Kabar24.com, JAKARTA – Aliansi Jurnalis Independen (AJI) Jakarta menyerukan kepada perusahaan media untuk memperhatikan nasib para jurnalis perempuan.
Hari Kartini, 21 April, menjadi momen untuk melihat nasib jurnalis perempuan di industri media.
Ketua AJI Jakarta Ahmad Nurhasim menyatakan jurnalis perempuan kerap mengalami diskriminasi di kantor redaksi tempat mereka bekerja dan saat meliput di lapangan.
“AJI Jakarta mendesak perusahaan media memenuhi hak-hak jurnalis perempuan dan tidak memperlakukan jurnalis perempuan secara diskriminatif,” katanya dalam rilisnya, Selasa (21/4/2015).
Hasil penelitian Aliansi Jurnalis Independen (AJI) Indonesia di tujuh kota pada 2011 dengan 135 responden jurnalis perempuan menunjukkan sebanyak 6,59 jurnalis mengalami diskriminasi dan 14,81% mengalami pelecehan ketika bertugas. Tak jarang narasumber mengajak berkencan jurnalis perempuan.
Hanya 6% jurnalis perempuan yang menduduki posisi sebagai redaktur atau pengambil keputusan di redaksi.
Akibatnya, pengambilan kebijakan di redaksi didominasi jurnalis laki-laki. Sebanyak 40% jurnalis perempuan berstatus sebagai pekerja kontrak.
Penelitian tersebut juga menunjukkan jurnalis perempuan belum banyak yang mengambil jatah untuk cuti haid karena kurang begitu populernya hak cuti haid ini.

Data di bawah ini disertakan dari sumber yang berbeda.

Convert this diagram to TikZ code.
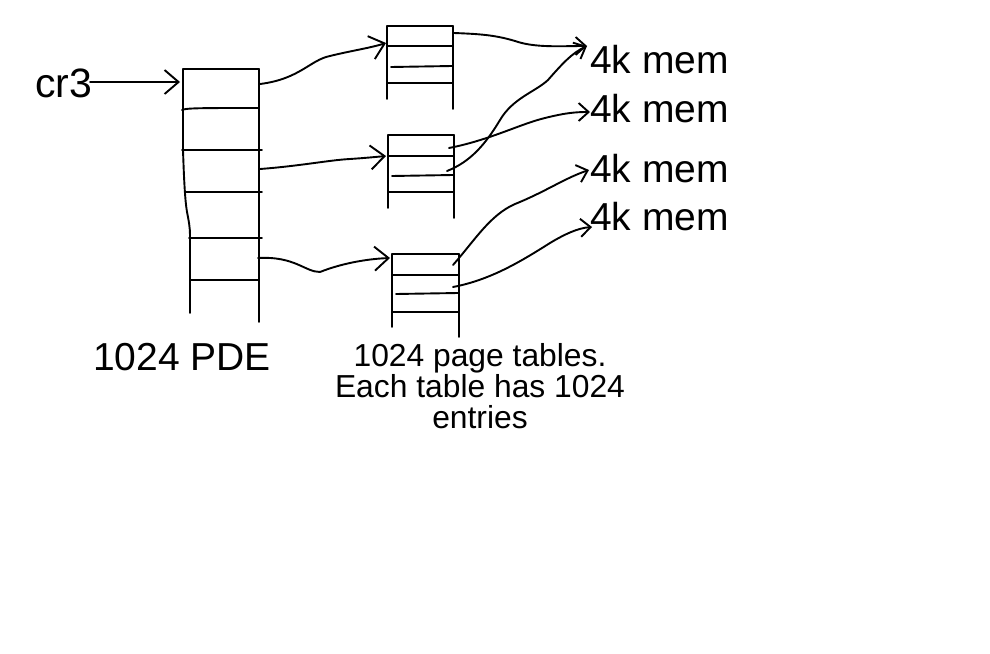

Para perempuan jurnalis yang sedang menyusui juga belum diberikan waktu khusus untuk menyusui.
Masalah lainnya, 51,8% jurnalis perempuan belum mendapatkan fasilitas peliputan di malam hari.
Diskriminasi terhadap perempuan dalam pemberitaan juga sering kali terjadi.

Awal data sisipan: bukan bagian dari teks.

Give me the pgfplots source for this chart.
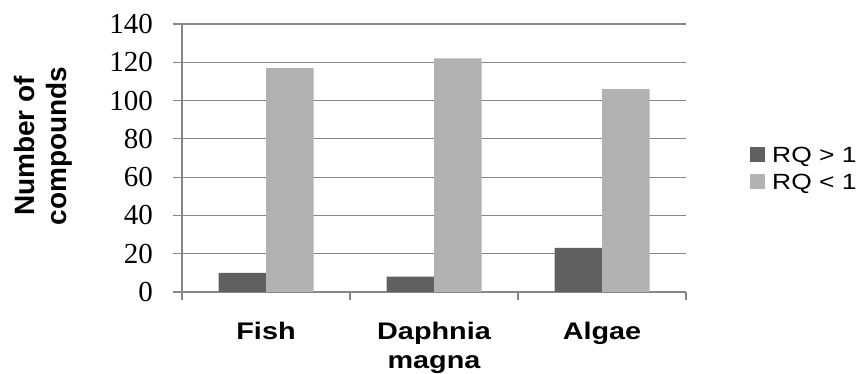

Lebih lanjut dia menyebut media online jugakurang memiliki perspektif perempuan atau korban ketika memberitakan kasus kekerasan, pembunuhan, dan pemerkosaan yang menimpa perempuan.
”Media berkali-kali mengeksplotasi hal-hal terkait dengan perempuan yang menjadi korban pemerkosaan. Media menayangkan foto korban dan menyebutkan identitas lengkap korban perempuan,” katanya.
AjI juga mendesak agar media mematuhi kode etik jurnalistik saat memberitakan kasus-kasus kekerasan, pembunuhan, dan pemerkosaan yang menimpa perempuan.
Kode Etik Jurnalis menyatakan jurnalis Indonesia tidak menyebutkan dan menyiarkan identitas korban kejahatan susila (Pasal 5 Kode Etik Jurnalistik).
Jurnalis juga tidak menulis atau menyiarkan berita berdasarkan prasangka atau diskriminasi terhadap seseorang atas dasar jenis kelamin (Pasal 8). Jurnalis juga tidak membuat berita sadis dan cabul (Pasal 4).